Molto cuore, molta commozione, ma scarsa attitudine a proporre analisi, prospettiva storica, pluralità di punti di vista. Scarsa attitudine, soprattutto, a stimolare una discussione profonda prima di compiere scelte delicate, come, ad esempio, il sostegno militare all’Ucraina.

Sono sette i Paesi europei dove sono dislocate testate nucleari. Oltre a Francia e Gran Bretagna (che ne hanno di proprie) si trovano anche nelle basi Nato in Olanda, Belgio, Germania, Italia e Turchia.

Il governo italiano ha preso le sue decisioni – le forniture di “armi letali” e lo stato d’emergenza – senza esplicitare davvero né le motivazioni né i possibili effetti di tali scelte. Non si è nemmeno chiarito se l’invio di materiali bellici sia compatibile con l’articolo 11 della Costituzione sul ripudio della guerra come strumento di soluzione delle controversie internazionali e con la legge 185 sul commercio di armi. Né si è stabilito se l’Italia debba considerarsi o no, dopo tale scelta, co-belligerante, come alcuni giuristi ed ex generali hanno subito affermato.

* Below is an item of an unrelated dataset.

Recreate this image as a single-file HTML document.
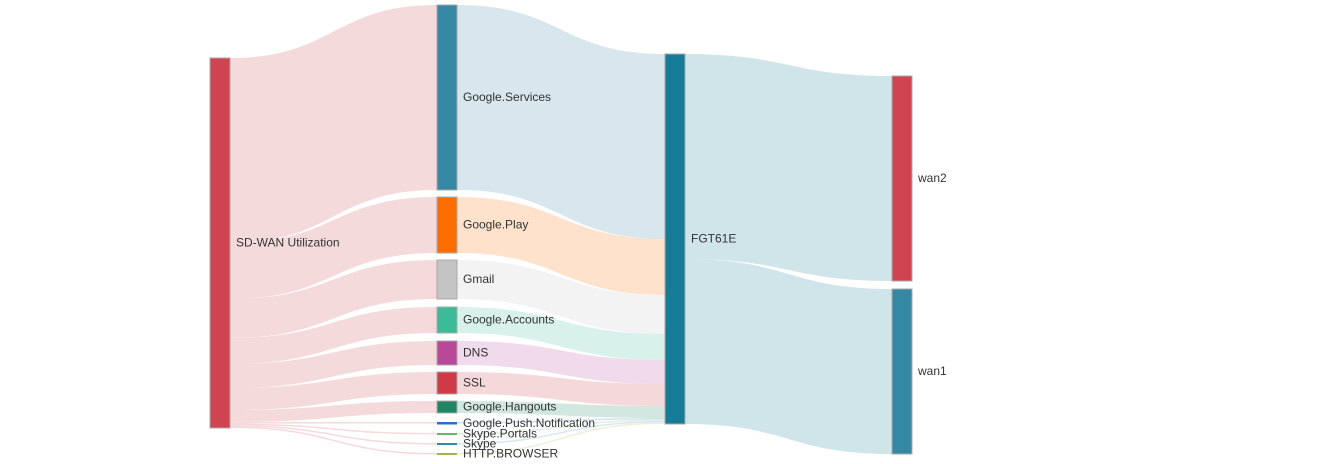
<!DOCTYPE html>
<html><head><meta charset="utf-8"><style>
html,body{margin:0;padding:0;background:#fff;}
svg{display:block;font-family:"Liberation Sans","Microsoft YaHei",sans-serif;}
</style></head><body>
<svg id="s" width="1342" height="464" xmlns="http://www.w3.org/2000/svg"></svg>
<script>
var s=document.getElementById('s');
var mids=[
["Google.Services",5,185,"#3588a4"],
["Google.Play",197,56,"#ff6d00"],
["Gmail",260,39,"#c4c4c4"],
["Google.Accounts",307,26,"#3bbb97"],
["DNS",341,24,"#b9479a"],
["SSL",372,22,"#cf3a47"],
["Google.Hangouts",401,12,"#208565"],
["Google.Push.Notification",422,2.5,"#2a6fc0"],
["Skype.Portals",433,2,"#6bb36b"],
["Skype",443,2,"#2c8fa5"],
["HTTP.BROWSER",453,2,"#a1b44a"]];
var out='';
function link(x0,y0,x1,y1,h,c,o){var xm=(x0+x1)/2;
out+='<path d="M'+x0+' '+y0+'C'+xm+' '+y0+' '+xm+' '+y1+' '+x1+' '+y1+'L'+x1+' '+(y1+h)+'C'+xm+' '+(y1+h)+' '+xm+' '+(y0+h)+' '+x0+' '+(y0+h)+'Z" fill="'+c+'" fill-opacity="'+o+'"/>';}
var sy=58,fy=54;
mids.forEach(function(m){var h=m[2]>3?m[2]:1.5;link(230,sy,437,m[1],h,"#cf4450",0.2);sy+=h;
link(457,m[1],665,fy,h,m[3],0.2);fy+=h;});
link(685,54,892,76,205,"#167b96",0.2);
link(685,259,892,289,165,"#167b96",0.2);
function node(x,y,h,c,label){
if(h>3) out+='<rect x="'+x+'" y="'+y+'" width="20" height="'+h+'" fill="'+c+'" stroke="#aaa" stroke-width="1"/>';
else out+='<rect x="'+x+'" y="'+y+'" width="20" height="'+h+'" fill="'+c+'"/>';
out+='<text x="'+(x+26)+'" y="'+(y+h/2+3.5)+'" font-size="12" fill="#333">'+label+'</text>';}
node(210,58,370,"#cf4450","SD-WAN Utilization");
mids.forEach(function(m){node(437,m[1],m[2],m[3],m[0]);});
node(665,54,370,"#167b96","FGT61E");
node(892,76,205,"#cf4450","wan2");
node(892,289,165,"#3588a4","wan1");
s.innerHTML=out;
</script>
</body></html>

I principali commentatori ed editorialisti hanno immediatamente assunto una postura che potremmo definire “interventista”, in sintonia con governo e Parlamento, in un clima di sovraeccitazione, tanto da far correre il pensiero al fervore del “maggio radioso” di oltre un secolo fa, quando una travolgente campagna politica e mediatica spinse l’Italia nella Grande guerra.

La logica di schieramento ha preso il sopravvento sul bisogno di riflessione.

Le voci dissonanti (chi ha paventato un’estensione del conflitto, chi si è impegnato a ricostruire il ruolo della Nato dopo la fine dell’Urss con la sua discutibile espansione verso Est, chi ha fatto notare la discrepanza fra gli interessi della Nato a guida Usa e l’Unione europea, chi ha chiesto alla Ue di assumere un ruolo di mediazione anziché di parte in causa nel conflitto, chi ha parlato di resistenza civile da preferire a quella armata) sono state escluse dal dibattito, o relegate ai suoi margini.

O, peggio ancora, è stato indicato come “amico di Putin”.

La stessa manifestazione contro la guerra del 5 marzo è stata mal sopportata e quindi mal raccontata e poi espressamente attaccata (si è affermato nei media e in politica un esplicito antipacifismo). Un comodo “giornalismo di guerra” sembra avere preso il posto di un più difficile, ma necessario, “giornalismo nella guerra”.

Comunque vada a finire, sarà difficile recuperare la credibilità perduta.